Strong 30 Year Reopening Concludes Treasury Auctions For The Week

If yesterday’s 10 Year auction was a little on the weak side, stopping through the When Issued by 0.2 bps, there were no such problems for today’s last of the week 29-year 10-month reopening auction, which just priced $13 billion of the previously issued CUSIP RD2, at a high yield of 3.899%, through the 3.906% WI. The strength was not only in the pricing, but the Bid to Cover as well, which came at 2.57, above last month’s 2.35, and also above the 12 month trailing average of 2.45. Finally, the internals were strong as well, with Dealers taking down 38.1%, the lowest since October’s 35.5%, leaving 44.4% for Indirects, above the 38.6% average, if a tad below last month’s 46.0%, and Directs holding 17.5% of the final allotment, up from 12.5%, and above the 15.9% TTM average.

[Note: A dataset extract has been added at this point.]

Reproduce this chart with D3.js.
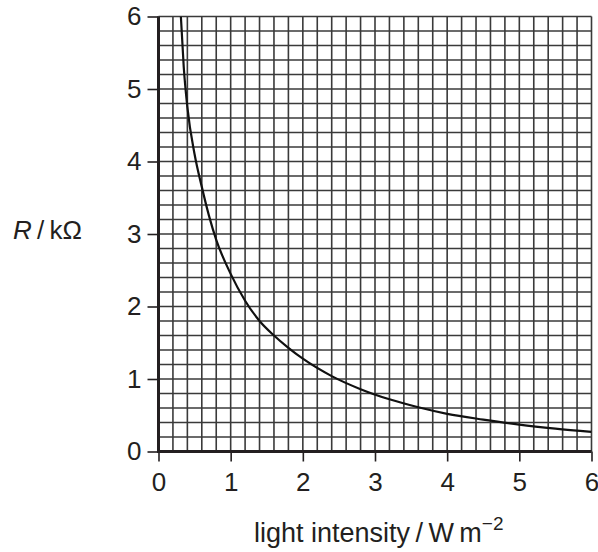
<!DOCTYPE html>
<html><head><meta charset="utf-8">
<script src="https://cdn.jsdelivr.net/npm/d3@7/dist/d3.min.js"></script>
<style>
body{margin:0;background:#fff;}
text{font-family:"Liberation Sans",Arial,sans-serif;fill:#231f20;}
</style></head>
<body>
<svg id="c" width="598" height="552"></svg>
<script>
const intensity = [0.31,0.35,0.4,0.5,0.6,0.7,0.8,1.0,1.2,1.4,1.6,1.8,2.0,2.4,2.8,3.2,3.6,4.0,4.5,5.0,5.5,6.0];
const resistance = [6.0,5.3,4.75,4.1,3.65,3.25,2.92,2.45,2.08,1.8,1.6,1.43,1.28,1.04,0.86,0.72,0.61,0.52,0.44,0.37,0.315,0.27];
const xTicks = [0,1,2,3,4,5,6];
const yTicks = [0,1,2,3,4,5,6];
const xLabel = "light intensity\u2009/\u2009W\u2009m";
const xLabelSup = "−2";

const svg = d3.select("#c");
const x = d3.scaleLinear().domain([0,6]).range([158.5,591.5]);
const y = d3.scaleLinear().domain([0,6]).range([451.5,16.5]);
const minor = d3.range(0,6.0001,0.2);

const g = svg.append("g");
g.selectAll(".vg").data(minor).join("line")
  .attr("x1",d=>x(d)).attr("x2",d=>x(d)).attr("y1",y(0)).attr("y2",y(6))
  .attr("stroke","#3a3a3a").attr("stroke-width",1.6);
g.selectAll(".hg").data(minor).join("line")
  .attr("y1",d=>y(d)).attr("y2",d=>y(d)).attr("x1",x(0)).attr("x2",x(6))
  .attr("stroke","#3a3a3a").attr("stroke-width",1.6);

// axes
const xAxis = d3.axisBottom(x).tickValues(xTicks).tickSize(10).tickPadding(6).tickFormat(d3.format("d"));
const yAxis = d3.axisLeft(y).tickValues(yTicks).tickSize(11).tickPadding(6).tickFormat(d3.format("d"));
const gx = svg.append("g").attr("transform",`translate(0,${y(0)})`).call(xAxis);
const gy = svg.append("g").attr("transform",`translate(${x(0)},0)`).call(yAxis);
[gx,gy].forEach(a=>{
  a.select(".domain").remove();
  a.selectAll(".tick line").attr("stroke","#231f20").attr("stroke-width",1.6);
  a.selectAll(".tick text").attr("font-size",26).attr("fill","#231f20")
    .style("font-family","'Liberation Sans',Arial,sans-serif");
});
gx.selectAll(".tick text").attr("dy","0.9em");
svg.append("line").attr("x1",x(0)).attr("x2",x(0)).attr("y1",y(6)).attr("y2",y(0)+1.5)
  .attr("stroke","#231f20").attr("stroke-width",3);
svg.append("line").attr("x1",x(0)-1.5).attr("x2",x(6)).attr("y1",y(0)).attr("y2",y(0))
  .attr("stroke","#231f20").attr("stroke-width",3);

// curve
svg.append("clipPath").attr("id","clip").append("rect")
  .attr("x",x(0)).attr("y",y(6)).attr("width",x(6)-x(0)).attr("height",y(0)-y(6));
const line = d3.line().x((d,i)=>x(intensity[i])).y(d=>y(d)).curve(d3.curveMonotoneX);
svg.append("path").datum(resistance).attr("d",line).attr("fill","none")
  .attr("stroke","#111").attr("stroke-width",2.2).attr("clip-path","url(#clip)");

// labels
const yl = svg.append("text").attr("x",13).attr("y",239).attr("font-size",26);
yl.append("tspan").attr("font-style","italic").text("R");
yl.append("tspan").text("\u2009/\u2009kΩ");

const xl = svg.append("text").attr("x",254).attr("y",542).attr("font-size",27);
xl.append("tspan").text(xLabel);
xl.append("tspan").attr("dy",-12).attr("font-size",19).text(xLabelSup);
</script>
</body></html>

As a result of the strong auction, the kneejerk reaction in the Ultra was a 10 tick higher move from 137.07 to 137.17, and also helped push the entire jittery complex higher.

Of note: as in yesterday’s 10 Year reopening, which had never been bid in recent POMOs, so no dealers had sold the RD2 CUSIP to the Fed on recent occasions. Now that they have $5 billion more of long-dated paper which even Bill Gross is shorting, expect this to change rather quickly.